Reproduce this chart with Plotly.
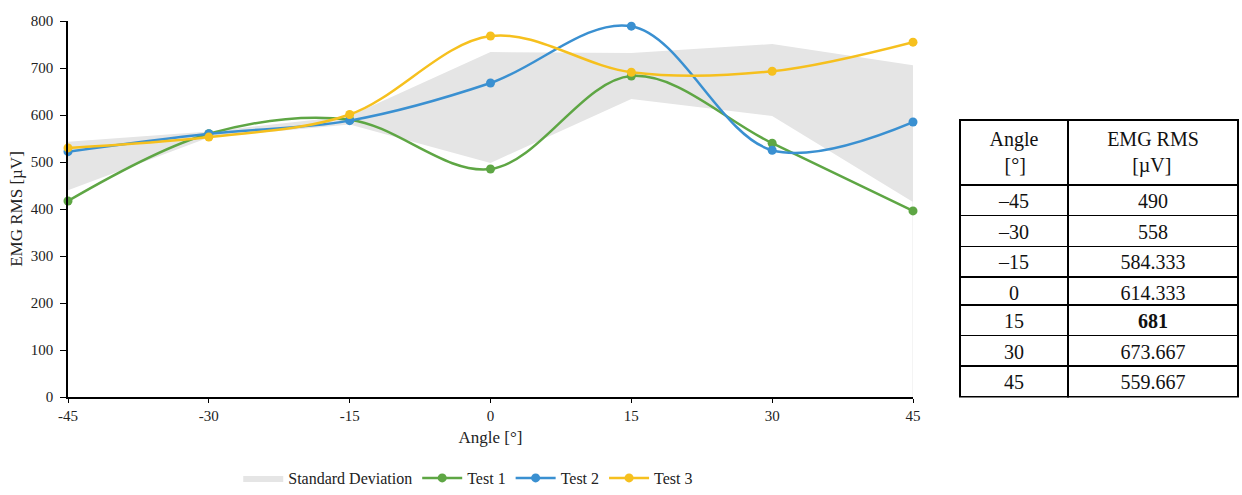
import plotly.graph_objects as go

angles = [-45, -30, -15, 0, 15, 30, 45]
test1 = [417, 560, 590, 485, 683, 540, 396]
test2 = [522, 560, 588, 668, 789, 525, 585]
test3 = [530, 553, 601, 768, 691, 693, 755]
sd_upper = [543, 565, 598, 734, 732, 751, 706]
sd_lower = [440, 552, 580, 498, 634, 598, 415]

table_angles = ["\u201345", "\u201330", "\u201315", "0", "15", "30", "45"]
table_rms = ["490", "558", "584.333", "614.333", "681", "673.667", "559.667"]
table_bold_row = 4  # the highlighted (bold) row

W, H = 1242, 495
FONT = "Liberation Serif"

fig = go.Figure()

# standard deviation band
fig.add_trace(go.Scatter(x=angles, y=sd_lower, mode="lines", line=dict(width=0, color="#e5e5e5"),
                         showlegend=False, hoverinfo="skip"))
fig.add_trace(go.Scatter(x=angles, y=sd_upper, mode="lines", line=dict(width=0, color="#e5e5e5"),
                         fill="tonexty", fillcolor="#e5e5e5", name="Standard Deviation"))
# faint right edge of band
fig.add_trace(go.Scatter(x=[angles[-1], angles[-1]], y=[0, sd_lower[-1]], mode="lines",
                         line=dict(width=1, color="#e8e8e8"), showlegend=False, hoverinfo="skip"))

colors = {"Test 1": "#5ea644", "Test 2": "#3a90d1", "Test 3": "#f6c01e"}
for name, vals in [("Test 1", test1), ("Test 2", test2), ("Test 3", test3)]:
    fig.add_trace(go.Scatter(x=angles, y=vals, name=name, mode="lines+markers",
                             line=dict(color=colors[name], width=2.5, shape="spline", smoothing=1),
                             marker=dict(color=colors[name], size=9), cliponaxis=False))

# ---- table (split in three blocks so one row can be bold) ----
TX0, TX1 = 960, 1238
TTOP = 120
HEAD_H = 62
ROW_H = 30.7
LINE = dict(color="black", width=1.5)
WHITE = dict(color="white")

def pad(s, n):
    return "\u00a0" * n + s

segments = [(0, table_bold_row, True), (table_bold_row, table_bold_row + 1, False),
            (table_bold_row + 1, len(table_angles), False)]
y_cursor = TTOP
for i0, i1, with_header in segments:
    h = (HEAD_H if with_header else 0) + ROW_H * (i1 - i0)
    top, bot = y_cursor, y_cursor + h
    y_cursor = bot
    bold = (i0 == table_bold_row)
    wts = ["normal", "bold" if bold else "normal"]
    if with_header:
        header = dict(values=["Angle<br>" + pad("[°]", 3), "EMG RMS<br>" + pad("[µV]", 5)],
                      height=HEAD_H, line=LINE, fill=WHITE,
                      font=dict(family=FONT, size=20, color="#111"), align="center")
        body = [table_angles[i0:i1], table_rms[i0:i1]]
    else:
        # first row of the block acts as the block's header row
        header = dict(values=[table_angles[i0], table_rms[i0]], height=ROW_H, line=LINE, fill=WHITE,
                      font=dict(family=FONT, size=20, color="#111", weight=wts), align="center")
        body = [table_angles[i0 + 1:i1], table_rms[i0 + 1:i1]]
    fig.add_trace(go.Table(
        domain=dict(x=[TX0 / W, TX1 / W], y=[(H - bot - 1) / H, (H - top) / H]),
        columnwidth=[108, 170],
        header=header,
        cells=dict(values=body, height=ROW_H, line=LINE, fill=WHITE,
                   font=dict(family=FONT, size=20, color="#111", weight=wts),
                   align="center"),
    ))

fig.update_layout(
    width=W, height=H,
    margin=dict(l=0, r=0, t=0, b=0),
    paper_bgcolor="white", plot_bgcolor="white",
    font=dict(family=FONT, size=15, color="#222"),
    showlegend=True,
    legend=dict(orientation="h", traceorder="normal", x=0.377, xanchor="center", y=0.0, yanchor="bottom",
                font=dict(family=FONT, size=16, color="#222"), itemwidth=40,
                bgcolor="rgba(0,0,0,0)"),
    xaxis=dict(domain=[68 / W, 913 / W], range=[-45, 45], tickmode="array",
               tickvals=angles, ticktext=[str(a) for a in angles],
               showgrid=False, zeroline=False, showline=True, linecolor="black", linewidth=1.5,
               ticks="outside", ticklen=4, tickcolor="black", automargin=False,
               tickfont=dict(family=FONT, size=15, color="#222"),
               title=dict(text="Angle [°]", font=dict(family=FONT, size=17), standoff=8)),
    yaxis=dict(domain=[(H - 397) / H, (H - 21) / H], range=[0, 800], dtick=100,
               showgrid=False, zeroline=False, showline=True, linecolor="black", linewidth=1.5,
               ticks="outside", ticklen=6, tickcolor="black", automargin=False, ticklabelstandoff=4,
               tickfont=dict(family=FONT, size=15, color="#222"),
               title=dict(text="EMG RMS [µV]", font=dict(family=FONT, size=17), standoff=4)),
)

fig.write_html("out.html")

□ □ □

> **REQUIREMENT**
Reproduce exactly the run of lines that opens the listing and closes with the line holding "import plotly.graph_objects as go". Pictures are excluded.

> **FINAL RESULT**
Reproduce this chart with Plotly.
import plotly.graph_objects as go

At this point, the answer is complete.